The big man took a step toward me but veered away and went inside.

“Come over here, Turbo. I’m tired of yelling,” Lachko said.

It might have been the bright sun, or the disease, but up close Lachko looked like he’d aged ten years in the last few days. I didn’t feel sorry.

“Tell me about Eva,” I said.

“Why should I tell you one fucking thing about anything?”

“It’s part of the deal we’re going to make—for the code and the database.”

“What deal?”

“We’ll get to that. Eva. She’s not your daughter, is she?”

He threw the smoking cigarette in the pool. “She’s Kosokov’s.”

That admission must have hurt. I still didn’t feel sorry.

“I fell hard for Polina, that’s true,” he said, lighting another. “She was screwing him, but I thought I could pull her away. She told me they were never serious, but that was before I learned she lies as easily as I smoke Belomorkanals. She married me, but I think she was still trying to get even with you. Or she was trading one protector for another—or keeping two on the leash. Kosokov was so fucking venal, he didn’t give a damn. The man was a whore.”

He was angry. Maybe I could provoke him. “That’s why you killed him?”

“What?”

“You heard me.”

He threw his cigarette into the water, next to the other one, and held up two tobacco-stained fingers, a half inch apart. “You are this close to choking on that butt underwater.” He wheeled his chair a few feet, following the shade. “You’ve always considered me slow-witted, and perhaps in this instance I was.

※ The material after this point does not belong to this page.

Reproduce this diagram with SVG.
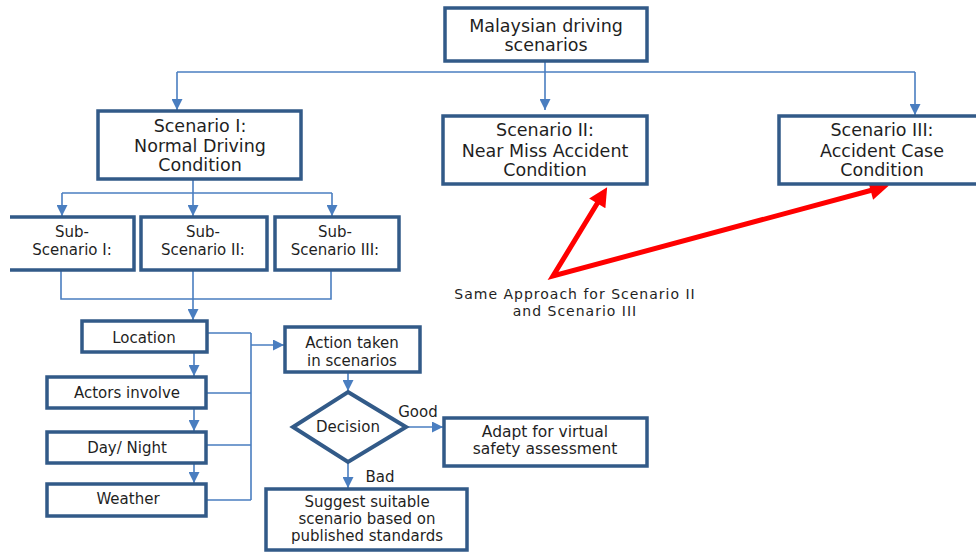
<svg xmlns="http://www.w3.org/2000/svg" width="976" height="552" viewBox="0 0 976 552">
<defs>
<style>
.box{fill:#fff;stroke:#325A88;stroke-width:3.5}
.edge{fill:none;stroke:#4A7EC0;stroke-width:1.6}
.t{font-family:"DejaVu Sans","Verdana",sans-serif;fill:#1f1f1f;text-anchor:middle}
.big{font-size:17.5px}
.mid{font-size:15.5px}
.sub{font-size:15px}
.sm{font-size:15px}
.note{font-size:14px;letter-spacing:1px}
.red{fill:none;stroke:#FF0000;stroke-width:5;stroke-linejoin:miter}
</style>
<marker id="arr" viewBox="0 0 10 10" refX="10" refY="5" markerWidth="11" markerHeight="11" markerUnits="userSpaceOnUse" orient="auto">
<path d="M0,0 L10,5 L0,10 z" fill="#4A7EC0"/>
</marker>
<marker id="rarr" viewBox="0 0 10 10" refX="5" refY="5" markerWidth="4.2" markerHeight="3.8" markerUnits="strokeWidth" orient="auto-start-reverse">
<path d="M0,0 L10,5 L0,10 z" fill="#FF0000"/>
</marker>
</defs>
<rect width="976" height="552" fill="#fff"/>

<g id="connectors">
<path class="edge" d="M545,61 V110" marker-end="url(#arr)"/>
<path class="edge" d="M177,72 H915"/>
<path class="edge" d="M177,72 V110" marker-end="url(#arr)"/>
<path class="edge" d="M915,72 V115" marker-end="url(#arr)"/>
<path class="edge" d="M193,179 V216" marker-end="url(#arr)"/>
<path class="edge" d="M62,193 H332"/>
<path class="edge" d="M62,193 V216" marker-end="url(#arr)"/>
<path class="edge" d="M332,193 V216" marker-end="url(#arr)"/>
<path class="edge" d="M61,270 V299 H331 V270"/>
<path class="edge" d="M193,270 V320" marker-end="url(#arr)"/>
<path class="edge" d="M194,352 V376" marker-end="url(#arr)"/>
<path class="edge" d="M194,408 V431" marker-end="url(#arr)"/>
<path class="edge" d="M194,463 V483" marker-end="url(#arr)"/>
<path class="edge" d="M207,333 H251 M206,393 H251 M206,445 H251 M206,500 H251 M251,333 V500"/>
<path class="edge" d="M251,345 H284" marker-end="url(#arr)"/>
<path class="edge" d="M348,372 V391" marker-end="url(#arr)"/>
<path class="edge" d="M406,427 H443" marker-end="url(#arr)"/>
<path class="edge" d="M348,462 V488" marker-end="url(#arr)"/>
<path class="red" d="M602.2,195.3 L553,276 L879.8,188" marker-start="url(#rarr)" marker-end="url(#rarr)"/>
</g>

<g id="malaysian">
<rect class="box" x="445" y="8" width="202" height="53"/>
<text class="t big" x="546" y="32">Malaysian driving</text>
<text class="t big" x="546" y="51">scenarios</text>
</g>

<g id="scenario1">
<rect class="box" x="98" y="111" width="203" height="68"/>
<text class="t big" x="200" y="132">Scenario I:</text>
<text class="t big" x="200" y="152">Normal Driving</text>
<text class="t big" x="200" y="171">Condition</text>
</g>

<g id="scenario2">
<rect class="box" x="443" y="116" width="204" height="68"/>
<text class="t big" x="545" y="136">Scenario II:</text>
<text class="t big" x="545" y="157">Near Miss Accident</text>
<text class="t big" x="545" y="176">Condition</text>
</g>

<g id="scenario3">
<rect class="box" x="779" y="116" width="210" height="68"/>
<text class="t big" x="882" y="136">Scenario III:</text>
<text class="t big" x="882" y="157">Accident Case</text>
<text class="t big" x="882" y="176">Condition</text>
</g>

<g id="sub1">
<rect x="10" y="217" width="124" height="53" fill="#fff"/>
<path d="M10,217 H134 V270 H10" fill="none" stroke="#325A88" stroke-width="3.5"/>
<text class="t sub" x="72" y="237">Sub-</text>
<text class="t sub" x="72" y="255">Scenario I:</text>
</g>

<g id="sub2">
<rect class="box" x="141" y="217" width="126" height="53"/>
<text class="t sub" x="203" y="237">Sub-</text>
<text class="t sub" x="203" y="255">Scenario II:</text>
</g>

<g id="sub3">
<rect class="box" x="275" y="217" width="124" height="53"/>
<text class="t sub" x="335" y="237">Sub-</text>
<text class="t sub" x="335" y="255">Scenario III:</text>
</g>

<g id="location">
<rect class="box" x="82" y="321" width="125" height="31"/>
<text class="t sm" x="144" y="343">Location</text>
</g>

<g id="actors">
<rect class="box" x="47" y="377" width="159" height="31"/>
<text class="t sm" x="127" y="398">Actors involve</text>
</g>

<g id="daynight">
<rect class="box" x="47" y="432" width="159" height="31"/>
<text class="t sm" x="127" y="453">Day/ Night</text>
</g>

<g id="weather">
<rect class="box" x="47" y="484" width="159" height="32"/>
<text class="t sm" x="128" y="504">Weather</text>
</g>

<g id="action">
<rect class="box" x="285" y="327" width="135" height="45"/>
<text class="t sm" x="352" y="348">Action taken</text>
<text class="t sm" x="352" y="366">in scenarios</text>
</g>

<g id="decision">
<path d="M348,392 L406,427 L348,462 L293,427 Z" fill="#fff" stroke="#325A88" stroke-width="4"/>
<text class="t sm" x="348" y="432">Decision</text>
</g>

<g id="labels">
<text class="t sm" x="418" y="417">Good</text>
<text class="t sm" x="380" y="482">Bad</text>
</g>

<g id="adapt">
<rect class="box" x="444" y="418" width="203" height="48"/>
<text class="t mid" x="545" y="437">Adapt for virtual</text>
<text class="t mid" x="545" y="454">safety assessment</text>
</g>

<g id="suggest">
<rect class="box" x="266" y="489" width="201" height="61"/>
<text class="t sm" x="367" y="507">Suggest suitable</text>
<text class="t sm" x="367" y="524">scenario based on</text>
<text class="t sm" x="367" y="541">published standards</text>
</g>

<g id="note">
<text class="t note" x="575" y="299">Same Approach for Scenario II</text>
<text class="t note" x="575" y="316">and Scenario III</text>
</g>
</svg>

It took me too long to discover she’ll eat your balls for breakfast and throw them back up to make room for lunch.”

“She said the same about you.”

“I can imagine the lies she told. I didn’t kill Kosokov. I would have, gladly, but fate didn’t put that in my path.”

I kept at it. “He lost your fortune—one of them—or did he just steal it?”

He laughed out loud, long and hard, until he started to hack. He bent over double, body shaking so hard I thought he’d fall out of his chair. I was about to go in search of help when he gave a final, choke-filled cough, spat a cupful of yellow-brown bile on the bluestone, and pulled himself upright.

“Turbo, you are without a doubt the dumbest fucking Russian in all of Russian history. You swallowed Polina’s lies so deep, the hook buried itself in your bowels. I ask myself, whenever I’m unfortunate enough to think of you, how the fuck did you ever make it into the Cheka? I told you before—Kosokov was a fool, a big-mouthed moron. He was the tool of our mutual friend, Polya. She suckered me, I admit, but not so much I didn’t make sure every kopek of my profit left his fucking bank the moment it was booked. Kosokov made some bad bets at the end, or so I’m told, but he made them with his money—and Polina’s—or the bank’s, not mine.”

That sounded like the Lachko I knew—but it wasn’t Polina’s hook buried in my bowels. “So who killed him?”